→ **Records contained in a dataset**
----
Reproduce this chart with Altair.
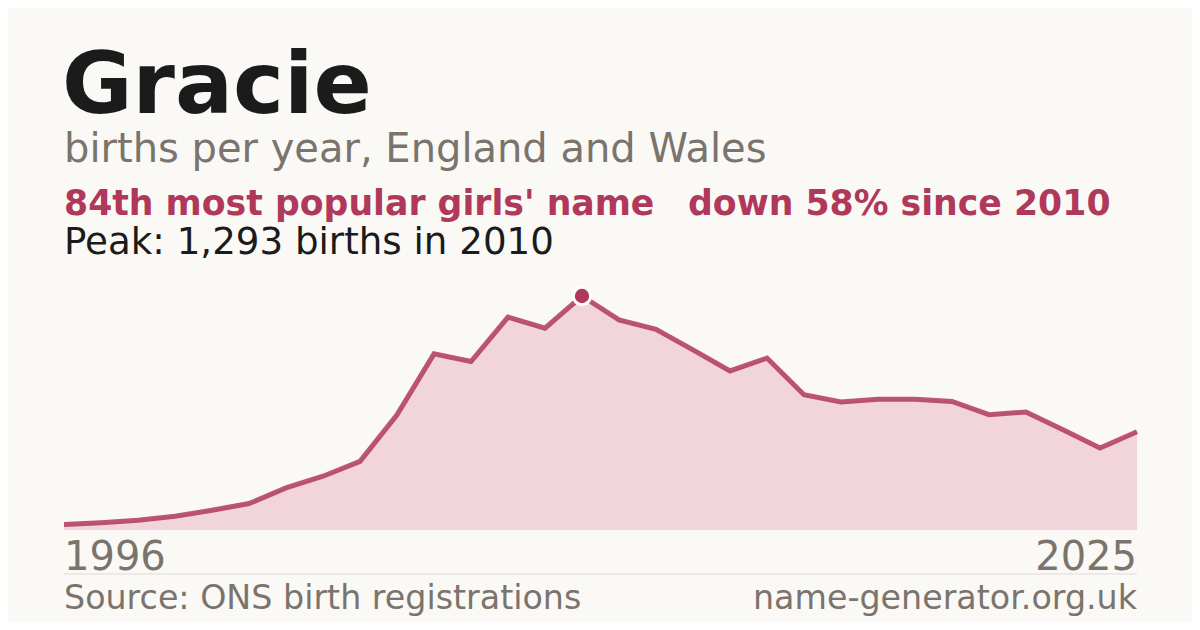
import altair as alt
import pandas as pd

years = [1996, 1997, 1998, 1999, 2000, 2001, 2002, 2003, 2004, 2005,
         2006, 2007, 2008, 2009, 2010, 2011, 2012, 2013, 2014, 2015,
         2016, 2017, 2018, 2019, 2020, 2021, 2022, 2023, 2024, 2025]
births = [30, 40, 54, 76, 109, 146, 233, 297, 379, 637,
          973, 931, 1176, 1115, 1293, 1161, 1109, 995, 879, 950,
          747, 707, 723, 723, 710, 637, 652, 554, 453, 543]

title_text = "Gracie"
subtitle_text = "births per year, England and Wales"
rank_text = "84th most popular girls' name"
change_text = "down 58% since 2010"
peak_text = "Peak: 1,293 births in 2010"
start_label = "1996"
end_label = "2025"
source_text = "Source: ONS birth registrations"
site_text = "name-generator.org.uk"

RED = "#b0385a"
GREY = "#7a746d"
DARK = "#1b1b1b"
FONT = "DejaVu Sans"
W, H = 1073, 234

df = pd.DataFrame({"year": years, "births": births})

xs = alt.X("year:Q", scale=alt.Scale(domain=[years[0], years[-1]], nice=False, zero=False), axis=None)
ys = alt.Y("births:Q", scale=alt.Scale(domain=[0, max(births)], nice=False), axis=None)

base = alt.Chart(df)
area = base.mark_area(color="#f1d5db").encode(x=xs, y=ys)
line = base.mark_line(color=RED, strokeWidth=5, opacity=0.85, strokeJoin="miter").encode(x=xs, y=ys)
peak = base.transform_joinaggregate(mx="max(births)").transform_filter(
    "datum.births == datum.mx"
).mark_point(filled=True, shape="circle", size=300, color=RED, stroke="white",
             strokeWidth=3, opacity=1, fillOpacity=1, strokeOpacity=1).encode(x=xs, y=ys)


def txt(s, x, y, size, color, weight="normal", align="left"):
    return alt.Chart(pd.DataFrame({"t": [s]})).mark_text(
        font=FONT, fontSize=size, color=color, fontWeight=weight,
        align=align, baseline="alphabetic"
    ).encode(x=alt.value(x), y=alt.value(y), text="t:N")


texts = [
    txt(title_text, -2, -183, 86, DARK, "bold"),
    txt(subtitle_text, 0, -134, 40, GREY),
    txt(rank_text, 0, -81, 34.7, RED, "bold"),
    txt(change_text, 624, -81, 34.7, RED, "bold"),
    txt(peak_text, 0, -42, 37.2, DARK),
    txt(start_label, 0, 274, 40, GREY),
    txt(end_label, W, 274, 40, GREY, align="right"),
    txt(source_text, 0, 313, 33.3, GREY),
    txt(site_text, W, 313, 33.3, GREY, align="right"),
]

sep = alt.Chart(pd.DataFrame({"a": [0]})).mark_rule(color="#dedbd5", strokeWidth=1).encode(
    x=alt.value(0), x2=alt.value(W), y=alt.value(278)
)

chart = alt.layer(area, line, peak, sep, *texts).properties(
    width=W, height=H,
    padding={"left": 56, "top": 288, "right": 55, "bottom": 92},
    autosize=alt.AutoSizeParams(type="none"),
    background="#faf9f5",
).configure_view(stroke=None)

chart.save("out.html", embed_options={"renderer": "svg", "actions": False})
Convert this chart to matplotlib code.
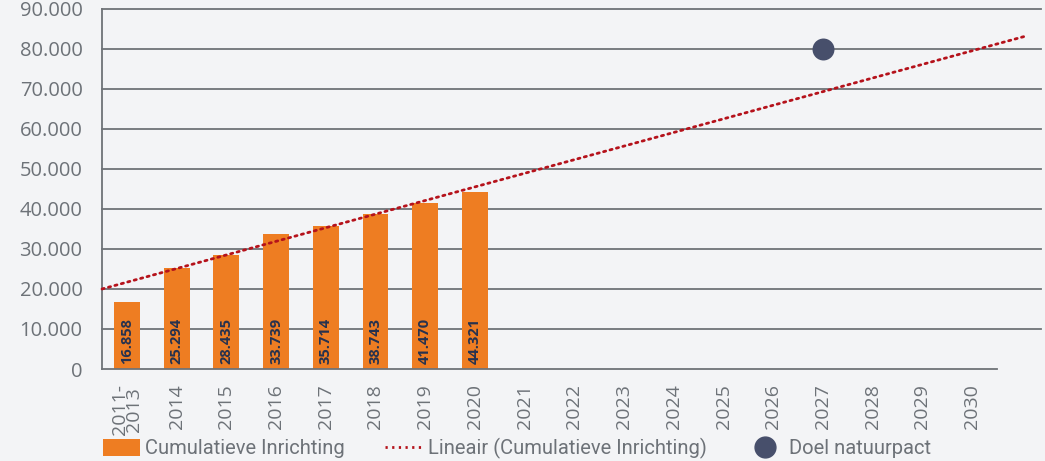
----
→ **Exercise task**
Reproduce only the lines from the beginning of the data through the line that contains "import pandas as pd", both included, and please drop the pictures.

→ **Answer to the problem**
Reproduce this chart with Altair.
import altair as alt
import pandas as pd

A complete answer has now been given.